Я стою рядом некоторое время, наблюдая. Конечно, я и прежде видела Эллис спящей, но сейчас все как-то не так. Может быть, в человеке, спящем без одеяла, видится какая-то незащищенность. А может, ощущение неправильности возникает потому, что Эллис не из тех, кто засыпает в библиотеках.
Она одета в рубашку с острым воротником, заправленную в брюки. Одна кнопка на рубашке расстегнулась; мой взгляд скользит по выпуклости под белой тканью, поднимающейся и опускающейся в ритме дыхания Эллис.
Я хватаюсь за спинку дивана, чтобы не поддаться искушению наклониться и убрать волосы, упавшие ей на глаза. Не хочу ее будить – вдруг она писала всю ночь.
Лишившись своего привычного места, я иду с книгой обратно наверх, в маленькое гнездышко для чтения, устроенное у окна в дальнем конце коридора на третьем этаже. Занятия в этом семестре только начались – хорошее оправдание не читать ужасы и мистику. Но я ловлю себя на том, что все равно выбираю книгу «Загадочная смерть». Это вовсе не увлечение ужастиками. Это не порочная потребность пугать себя, извращенное покаяние за мои преступления. Я хочу читать книги Сэйерс. Я жажду ее элегантного оксфордского слога, злого остроумия Гарриет Вэйн, ярких ощущений от погони.

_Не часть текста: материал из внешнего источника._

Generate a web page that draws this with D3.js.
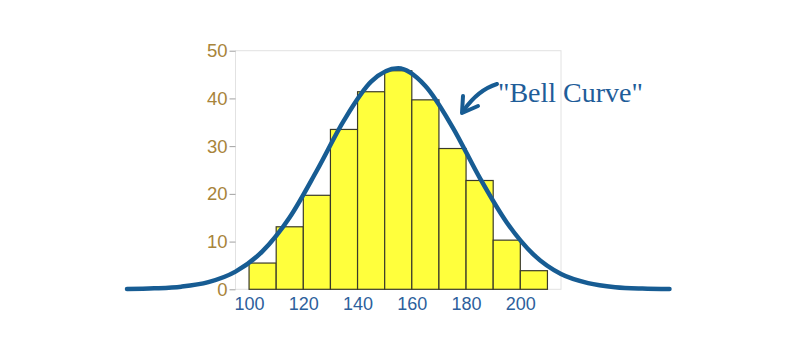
<!DOCTYPE html>
<html><head><meta charset="utf-8">
<script src="https://cdn.jsdelivr.net/npm/d3@7"></script>
<style>body{margin:0;background:#fff}svg{display:block}</style>
</head><body>
<svg id="c" width="800" height="364"></svg>
<script>
// Histogram bins (lower edges) and counts
const binStarts = [100,110,120,130,140,150,160,170,180,190,200];
const binWidth = 10;
const counts = [5.5,13.1,19.7,33.5,41.4,45.8,39.7,29.5,22.8,10.3,3.9];
// Bell curve points
const curveX = [55,65,75,85,95,105,115,125,135,145,155,165,175,185,195,205,215,225,235,245,255];
const curveY = [0.05,0.2,0.55,1.5,3.7,8.0,15.1,24.9,35.4,43.5,46.3,42.6,34.0,23.4,14.0,7.2,3.2,1.3,0.45,0.15,0.05];
const xTicks = [100,120,140,160,180,200];
const yTicks = [0,10,20,30,40,50];
const annotation = '"Bell Curve"';

const svg = d3.select("#c");
const x = d3.scaleLinear().domain([95,215]).range([235.5,561]);
const y = d3.scaleLinear().domain([0,50]).range([289.3,50.7]);

// plot frame
svg.append("rect").attr("x",x(95)).attr("y",y(50)).attr("width",x(215)-x(95)).attr("height",y(0)-y(50))
  .attr("fill","none").attr("stroke","#e2e2e2").attr("stroke-width",1);

// bars
svg.selectAll("rect.bar").data(binStarts).enter().append("rect").attr("class","bar")
  .attr("x",d=>x(d)).attr("width",d=>x(d+binWidth)-x(d))
  .attr("y",(d,i)=>y(counts[i])).attr("height",(d,i)=>y(0)-y(counts[i]))
  .attr("fill","#ffff3c").attr("stroke","#3a3a2a").attr("stroke-width",1.2);

// curve
const line = d3.line().x((d,i)=>x(curveX[i])).y(d=>y(d)).curve(d3.curveMonotoneX);
svg.append("path").attr("d",line(curveY)).attr("fill","none")
  .attr("stroke","#175c93").attr("stroke-width",4.5).attr("stroke-linecap","round");

// y axis
const yAxis = svg.append("g").attr("transform",`translate(${x(95)},0)`)
  .call(d3.axisLeft(y).tickValues(yTicks).tickSize(6).tickPadding(2));
yAxis.select(".domain").remove();
yAxis.selectAll("line").attr("stroke","#a0a0a0");
yAxis.selectAll("text").attr("fill","#a8843a").style("font-family","Liberation Sans, Arial, sans-serif").style("font-size","18.5px");

// x axis
const xAxis = svg.append("g").attr("transform",`translate(0,${y(0)})`)
  .call(d3.axisBottom(x).tickValues(xTicks).tickSize(0).tickPadding(8));
xAxis.select(".domain").remove();
xAxis.selectAll("text").attr("fill","#2d5f9c").style("font-family","Liberation Sans, Arial, sans-serif").style("font-size","18px");

// annotation
svg.append("text").attr("x",498).attr("y",102).text(annotation)
  .attr("fill","#1f5d99").style("font-family","Liberation Serif, serif").style("font-size","28px");

// arrow
svg.append("path").attr("d","M497,84 Q478,90 464,110")
  .attr("fill","none").attr("stroke","#175c93").attr("stroke-width",4).attr("stroke-linecap","round");
svg.append("path").attr("d","M462,113 L463,96 M462,113 L478,106")
  .attr("fill","none").attr("stroke","#175c93").attr("stroke-width",4).attr("stroke-linecap","round");
</script>
</body></html>
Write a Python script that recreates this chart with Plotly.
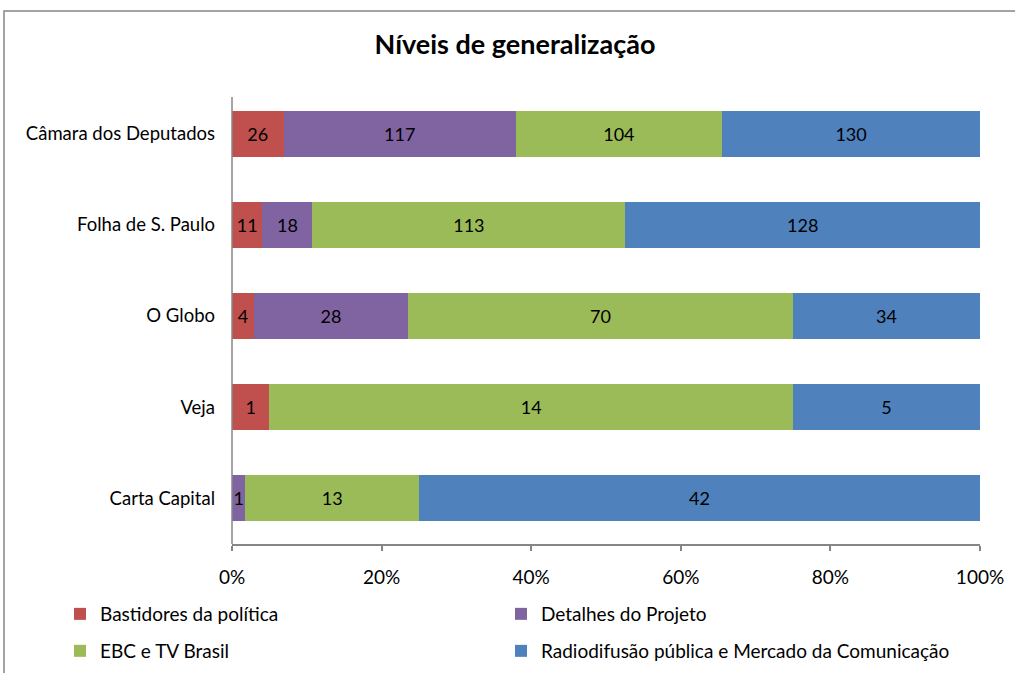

Уайатт сказала мне, что настоящим ученым является тот, чья страсть к своему предмету превыше всего остального – страсть, укрепляющаяся вопреки невзгодам. И тот исследователь вновь и вновь возвращается к своей настоящей любви.
Я думаю о заявках в колледжи, которые подавала перед каникулами, о небольших посланиях, отправленных в Принстон, Дьюкский университет и колледж Джорджа Брауна без особой надежды. Будущее казалось чем-то отдаленным и абстрактным, там живет другая Фелисити – мое отражение в зеркале, существующее в параллельном мире, девушка, у которой есть шанс дожить до конца года.
В детстве было трудно представить, что когда-нибудь мне будет шестнадцать. Шестнадцать. Эта дата была наполнена особым смыслом: милое сердцу торжество, машины, макияж, вечеринки с выпивкой и поцелуи, которых я никогда не знала. Только потом мне стукнуло шестнадцать, и несбыточной датой стало восемнадцатилетие.